_Data section:_

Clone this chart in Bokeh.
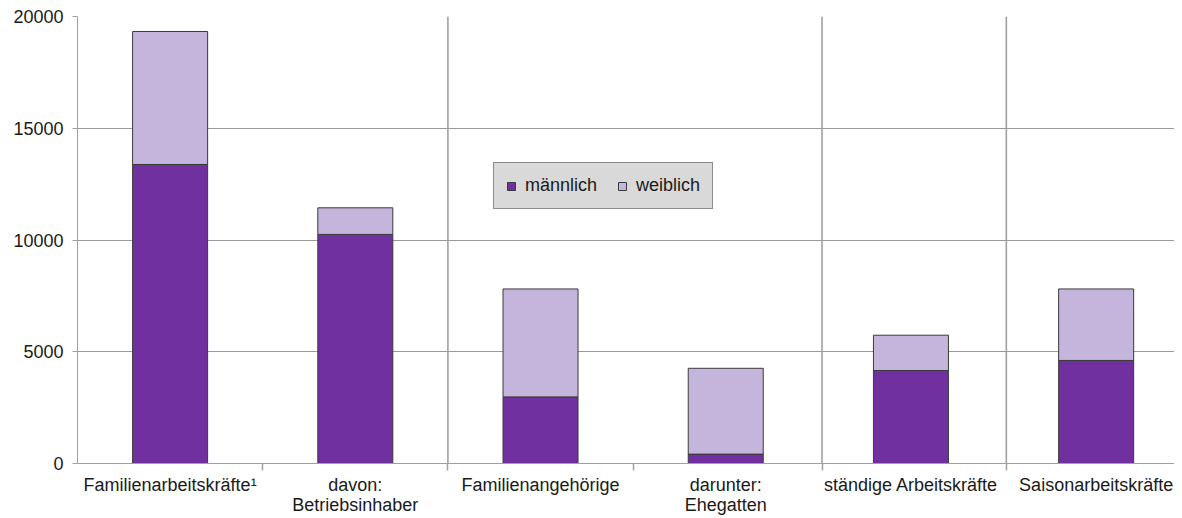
from bokeh.plotting import figure
from bokeh.models import Range1d, FixedTicker, Span, Legend, LegendItem
from bokeh.embed import file_html
from bokeh.resources import INLINE

categories = ["Familienarbeitskräfte¹", "davon:\nBetriebsinhaber", "Familienangehörige",
              "darunter:\nEhegatten", "ständige Arbeitskräfte", "Saisonarbeitskräfte"]
maennlich = [13380, 10250, 2980, 420, 4160, 4610]
weiblich = [5950, 1190, 4830, 3840, 1580, 3200]
y_ticks = [0, 5000, 10000, 15000, 20000]

x = [i + 0.5 for i in range(len(categories))]
data = dict(x=x, maennlich=maennlich, weiblich=weiblich)

FONT = "Liberation Sans"
FS = "18px"

p = figure(width=1174, height=517, output_backend="svg", toolbar_location=None,
           x_range=Range1d(0, 5.923), y_range=Range1d(0, 20000),
           min_border_left=77, min_border_right=0, min_border_top=16, min_border_bottom=54)
p.outline_line_color = None
p.background_fill_color = "white"
p.border_fill_color = "white"

r = p.vbar_stack(["maennlich", "weiblich"], x="x", width=0.405, source=data,
                 color=["#7030a0", "#c4b5dc"], line_color="#3a3a3a", line_width=1)

# separators
for loc in [2, 4.02, 5.015]:
    p.add_layout(Span(location=loc, dimension="height", line_color="#a0a0a0", line_width=1.6))

# axes
p.xaxis.ticker = FixedTicker(ticks=x, minor_ticks=[1, 2, 3, 4.02, 5.015])
p.xaxis.major_label_overrides = {xi: c for xi, c in zip(x, categories)}
p.xaxis.major_tick_out = 0
p.xaxis.major_tick_in = 0
p.xaxis.minor_tick_out = 7
p.xaxis.minor_tick_in = 0
p.xaxis.minor_tick_line_color = "#a0a0a0"
p.xaxis.minor_tick_line_width = 1.5
p.xaxis.axis_line_color = "#a0a0a0"
p.xaxis.major_label_standoff = 4
p.xaxis.major_label_text_font = FONT
p.xaxis.major_label_text_font_size = FS
p.xaxis.major_label_text_line_height = 1.0
p.xaxis.major_label_text_color = "#1a1a1a"

p.yaxis.ticker = FixedTicker(ticks=y_ticks)
p.yaxis.major_tick_out = 5
p.yaxis.major_tick_in = 0
p.yaxis.minor_tick_line_color = None
p.yaxis.major_tick_line_color = "#a0a0a0"
p.yaxis.axis_line_color = "#a0a0a0"
p.yaxis.major_label_standoff = 9
p.yaxis.major_label_text_font = FONT
p.yaxis.major_label_text_font_size = FS
p.yaxis.major_label_text_color = "#1a1a1a"

p.xgrid.grid_line_color = None
p.ygrid.grid_line_color = "#9a9a9a"
p.ygrid.ticker = FixedTicker(ticks=y_ticks)

legend = Legend(items=[LegendItem(label="männlich", renderers=[r[0]]),
                       LegendItem(label="weiblich", renderers=[r[1]])],
                location=(416, 254), orientation="horizontal")
legend.background_fill_color = "#d9d9d9"
legend.background_fill_alpha = 1
legend.border_line_color = "#404040"
legend.border_line_width = 1
legend.label_text_font = FONT
legend.label_text_font_size = FS
legend.label_text_color = "#1a1a1a"
legend.glyph_width = 10
legend.glyph_height = 10
legend.label_standoff = 9
legend.spacing = 20
legend.padding = 12
legend.margin = 0
p.add_layout(legend, "center")

open("out.html", "w").write(file_html(p, INLINE))
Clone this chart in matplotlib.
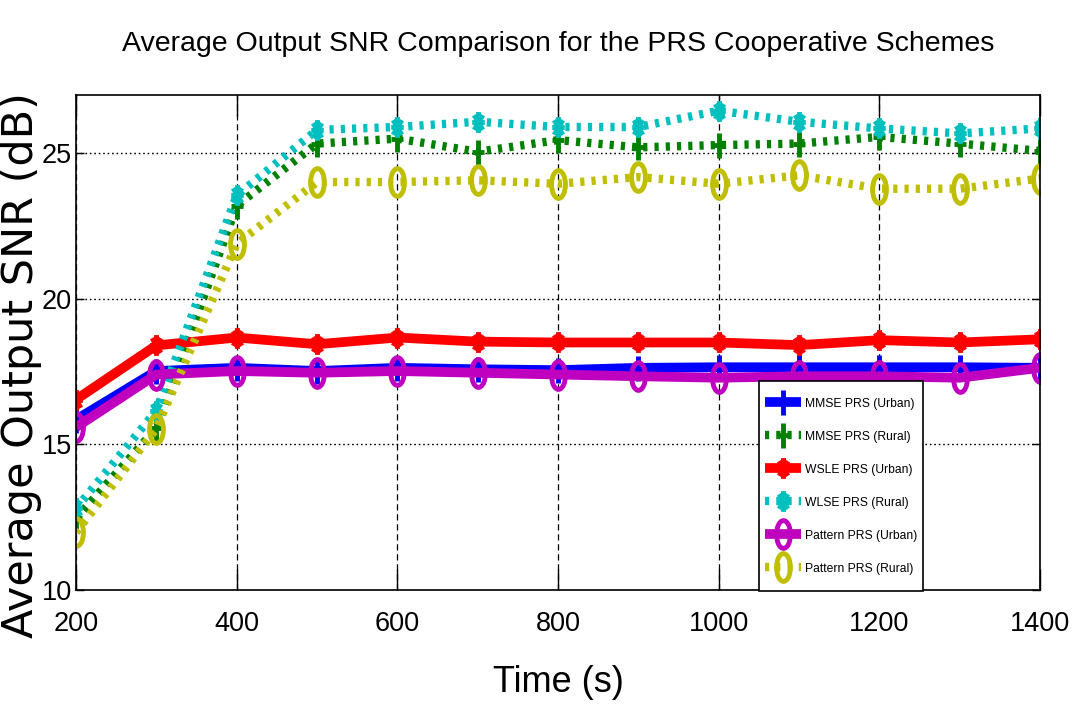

_Stated goal:_
Output all of the entries verbatim, leaving out any images.

_Written solution:_
Clone this chart in Bokeh.
from bokeh.plotting import figure
from bokeh.models import Range1d, FixedTicker, Span, Legend, LegendItem
from bokeh.embed import file_html
from bokeh.resources import INLINE

categories = ["Familienarbeitskräfte¹", "davon:\nBetriebsinhaber", "Familienangehörige",
              "darunter:\nEhegatten", "ständige Arbeitskräfte", "Saisonarbeitskräfte"]
maennlich = [13380, 10250, 2980, 420, 4160, 4610]
weiblich = [5950, 1190, 4830, 3840, 1580, 3200]
y_ticks = [0, 5000, 10000, 15000, 20000]

x = [i + 0.5 for i in range(len(categories))]
data = dict(x=x, maennlich=maennlich, weiblich=weiblich)

FONT = "Liberation Sans"
FS = "18px"

p = figure(width=1174, height=517, output_backend="svg", toolbar_location=None,
           x_range=Range1d(0, 5.923), y_range=Range1d(0, 20000),
           min_border_left=77, min_border_right=0, min_border_top=16, min_border_bottom=54)
p.outline_line_color = None
p.background_fill_color = "white"
p.border_fill_color = "white"

r = p.vbar_stack(["maennlich", "weiblich"], x="x", width=0.405, source=data,
                 color=["#7030a0", "#c4b5dc"], line_color="#3a3a3a", line_width=1)

# separators
for loc in [2, 4.02, 5.015]:
    p.add_layout(Span(location=loc, dimension="height", line_color="#a0a0a0", line_width=1.6))

# axes
p.xaxis.ticker = FixedTicker(ticks=x, minor_ticks=[1, 2, 3, 4.02, 5.015])
p.xaxis.major_label_overrides = {xi: c for xi, c in zip(x, categories)}
p.xaxis.major_tick_out = 0
p.xaxis.major_tick_in = 0
p.xaxis.minor_tick_out = 7
p.xaxis.minor_tick_in = 0
p.xaxis.minor_tick_line_color = "#a0a0a0"
p.xaxis.minor_tick_line_width = 1.5
p.xaxis.axis_line_color = "#a0a0a0"
p.xaxis.major_label_standoff = 4
p.xaxis.major_label_text_font = FONT
p.xaxis.major_label_text_font_size = FS
p.xaxis.major_label_text_line_height = 1.0
p.xaxis.major_label_text_color = "#1a1a1a"

p.yaxis.ticker = FixedTicker(ticks=y_ticks)
p.yaxis.major_tick_out = 5
p.yaxis.major_tick_in = 0
p.yaxis.minor_tick_line_color = None
p.yaxis.major_tick_line_color = "#a0a0a0"
p.yaxis.axis_line_color = "#a0a0a0"
p.yaxis.major_label_standoff = 9
p.yaxis.major_label_text_font = FONT
p.yaxis.major_label_text_font_size = FS
p.yaxis.major_label_text_color = "#1a1a1a"

p.xgrid.grid_line_color = None
p.ygrid.grid_line_color = "#9a9a9a"
p.ygrid.ticker = FixedTicker(ticks=y_ticks)

legend = Legend(items=[LegendItem(label="männlich", renderers=[r[0]]),
                       LegendItem(label="weiblich", renderers=[r[1]])],
                location=(416, 254), orientation="horizontal")
legend.background_fill_color = "#d9d9d9"
legend.background_fill_alpha = 1
legend.border_line_color = "#404040"
legend.border_line_width = 1
legend.label_text_font = FONT
legend.label_text_font_size = FS
legend.label_text_color = "#1a1a1a"
legend.glyph_width = 10
legend.glyph_height = 10
legend.label_standoff = 9
legend.spacing = 20
legend.padding = 12
legend.margin = 0
p.add_layout(legend, "center")

open("out.html", "w").write(file_html(p, INLINE))
Clone this chart in matplotlib.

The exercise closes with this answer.